## EXERCISE
Omit all images, then return the remaining material exactly as it stands.

[Start of INFORMATION SUPPLIED]

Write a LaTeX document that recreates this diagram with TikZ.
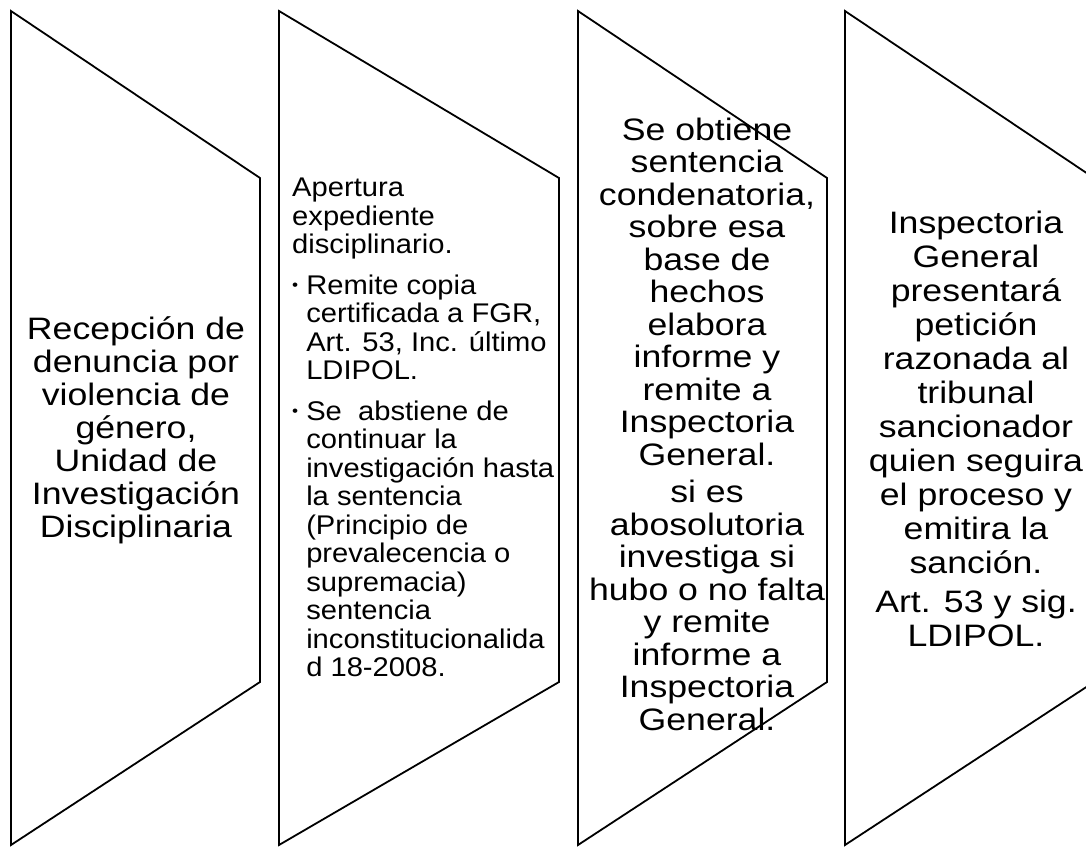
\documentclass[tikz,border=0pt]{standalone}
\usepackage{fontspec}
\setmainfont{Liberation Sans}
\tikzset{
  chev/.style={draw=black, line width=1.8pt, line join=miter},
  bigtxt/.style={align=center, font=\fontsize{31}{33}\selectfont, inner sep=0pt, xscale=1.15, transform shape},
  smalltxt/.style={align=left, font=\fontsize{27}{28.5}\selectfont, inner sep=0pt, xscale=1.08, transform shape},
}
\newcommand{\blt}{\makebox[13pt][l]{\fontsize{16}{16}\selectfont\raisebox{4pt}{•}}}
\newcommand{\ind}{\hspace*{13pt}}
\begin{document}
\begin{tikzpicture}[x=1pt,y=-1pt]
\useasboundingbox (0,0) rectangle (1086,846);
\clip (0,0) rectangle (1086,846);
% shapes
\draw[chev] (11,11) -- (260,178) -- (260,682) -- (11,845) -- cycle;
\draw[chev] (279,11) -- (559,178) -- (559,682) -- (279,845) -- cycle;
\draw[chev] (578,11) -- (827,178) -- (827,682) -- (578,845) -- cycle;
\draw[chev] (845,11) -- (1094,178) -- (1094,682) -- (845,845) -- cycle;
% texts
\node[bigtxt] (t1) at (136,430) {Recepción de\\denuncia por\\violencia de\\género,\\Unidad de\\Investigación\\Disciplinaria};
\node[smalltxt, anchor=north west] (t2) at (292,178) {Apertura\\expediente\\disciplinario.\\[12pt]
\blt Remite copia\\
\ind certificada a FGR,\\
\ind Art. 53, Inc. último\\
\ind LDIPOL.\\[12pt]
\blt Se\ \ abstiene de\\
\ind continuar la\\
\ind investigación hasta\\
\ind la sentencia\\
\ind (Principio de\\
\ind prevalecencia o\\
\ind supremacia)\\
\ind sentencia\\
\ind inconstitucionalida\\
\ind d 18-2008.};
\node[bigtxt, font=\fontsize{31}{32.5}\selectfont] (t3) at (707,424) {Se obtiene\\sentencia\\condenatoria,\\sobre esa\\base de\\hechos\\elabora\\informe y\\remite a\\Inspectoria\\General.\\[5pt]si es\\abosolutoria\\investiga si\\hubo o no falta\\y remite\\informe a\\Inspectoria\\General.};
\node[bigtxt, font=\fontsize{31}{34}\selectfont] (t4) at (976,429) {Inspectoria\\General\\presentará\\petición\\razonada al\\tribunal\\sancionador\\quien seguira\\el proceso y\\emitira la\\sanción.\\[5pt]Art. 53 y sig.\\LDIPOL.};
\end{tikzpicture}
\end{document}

[End of INFORMATION SUPPLIED]

## TASK SOLUTION
Write a LaTeX document that recreates this diagram with TikZ.
\documentclass[tikz,border=0pt]{standalone}
\usepackage{fontspec}
\setmainfont{Liberation Sans}
\tikzset{
  chev/.style={draw=black, line width=1.8pt, line join=miter},
  bigtxt/.style={align=center, font=\fontsize{31}{33}\selectfont, inner sep=0pt, xscale=1.15, transform shape},
  smalltxt/.style={align=left, font=\fontsize{27}{28.5}\selectfont, inner sep=0pt, xscale=1.08, transform shape},
}
\newcommand{\blt}{\makebox[13pt][l]{\fontsize{16}{16}\selectfont\raisebox{4pt}{•}}}
\newcommand{\ind}{\hspace*{13pt}}
\begin{document}
\begin{tikzpicture}[x=1pt,y=-1pt]
\useasboundingbox (0,0) rectangle (1086,846);
\clip (0,0) rectangle (1086,846);
% shapes
\draw[chev] (11,11) -- (260,178) -- (260,682) -- (11,845) -- cycle;
\draw[chev] (279,11) -- (559,178) -- (559,682) -- (279,845) -- cycle;
\draw[chev] (578,11) -- (827,178) -- (827,682) -- (578,845) -- cycle;
\draw[chev] (845,11) -- (1094,178) -- (1094,682) -- (845,845) -- cycle;
% texts
\node[bigtxt] (t1) at (136,430) {Recepción de\\denuncia por\\violencia de\\género,\\Unidad de\\Investigación\\Disciplinaria};
\node[smalltxt, anchor=north west] (t2) at (292,178) {Apertura\\expediente\\disciplinario.\\[12pt]
\blt Remite copia\\
\ind certificada a FGR,\\
\ind Art. 53, Inc. último\\
\ind LDIPOL.\\[12pt]
\blt Se\ \ abstiene de\\
\ind continuar la\\
\ind investigación hasta\\
\ind la sentencia\\
\ind (Principio de\\
\ind prevalecencia o\\
\ind supremacia)\\
\ind sentencia\\
\ind inconstitucionalida\\
\ind d 18-2008.};
\node[bigtxt, font=\fontsize{31}{32.5}\selectfont] (t3) at (707,424) {Se obtiene\\sentencia\\condenatoria,\\sobre esa\\base de\\hechos\\elabora\\informe y\\remite a\\Inspectoria\\General.\\[5pt]si es\\abosolutoria\\investiga si\\hubo o no falta\\y remite\\informe a\\Inspectoria\\General.};
\node[bigtxt, font=\fontsize{31}{34}\selectfont] (t4) at (976,429) {Inspectoria\\General\\presentará\\petición\\razonada al\\tribunal\\sancionador\\quien seguira\\el proceso y\\emitira la\\sanción.\\[5pt]Art. 53 y sig.\\LDIPOL.};
\end{tikzpicture}
\end{document}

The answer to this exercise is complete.